AFC funded $900m Kpone power plant to be unveiled this week
The $900 million Kpone Independent Power Plant (KIPP), would be unveiled this week, according to a statement from the Africa Finance Corporation (AFC), one of the major financiers of the project.
The AFC is reaffirming its commitment to President Obama’s Power Africa initiative with its participation in the Powering Africa Summit.
The three-day summit, to be held in Washington DC, begins on Wednesday.
The statement from AFC said, the delegation, headed by the Senior Vice President of Power, Batchi Baldeh, would showcase the AFC’s transformative power projects at the summit and demonstrate the significant impact that the work of the AFC was having on the sector.
Mr Baldeh, the statement said, would be a panelist of the discussion on: “The Relationship between Project Developers, host Governments and the DFIs”, on Friday, 30 January.
This discussion, it said, would take place the day after the inauguration of one of AFC’s most innovative and significant financing projects, the $900 million Kpone Independent Power Plant (Kpone IPP).
The project is set to be unveiled in Ghana this week at a groundbreaking ceremony to be attended by Vice President Kwesi Amissah-Arthur, Minister of Power Dr Kwabena Donkor, and Robert Dwamena, Managing Director of the Electricity Company of Ghana.

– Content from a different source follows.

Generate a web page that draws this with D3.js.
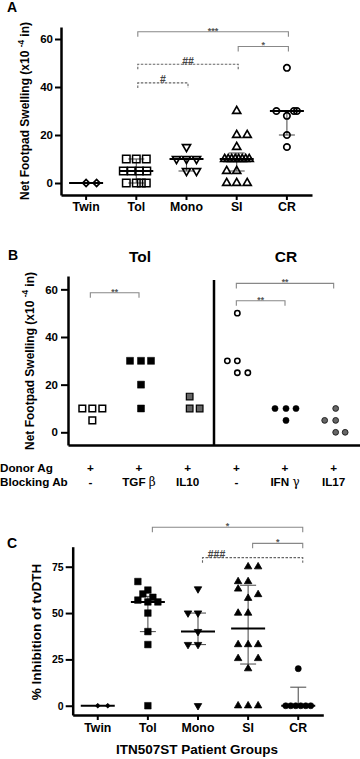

Kpone IPP is being implemented by Cenpower Generation Company Limited with AFC as the lead project developer, mandated lead arranger, and largest equity investor in the project, which reached financial close in December 2014, the statement said.
“In completing the transaction, AFC has achieved all its obligations under the Power Africa Initiative and has been recognised by the Thomson Reuters PFI Awards as the ‘African Power Deal of the Year’ for 2014,” the statement said.
Ahead of the summit, Mr Baldeh commented on the pressing need to address the region’s power deficit, it said. “The significant shortfall in power generation capacity is currently restraining the economic development of Sub Saharan Africa.”
“When KIPP comes on-stream fully in 2017, it is expected to increase Ghana’s dependable installed generation capacity by 13% and supply power to approximately 1 million households,”it said.
“It is through landmark projects like KIPP and influential initiatives such as Power Africa that millions of Africans will be able to fulfill their true potential.”
President Obama announced a renewed commitment to Power Africa at the US- Africa Leaders’ Summit in August last year.
African stakeholders would meet today in Washington with the goal of improving capacity by 30,000 MW and increasing electricity access by at least 60 million new households and businesses across all of Sub-Saharan Africa, it said.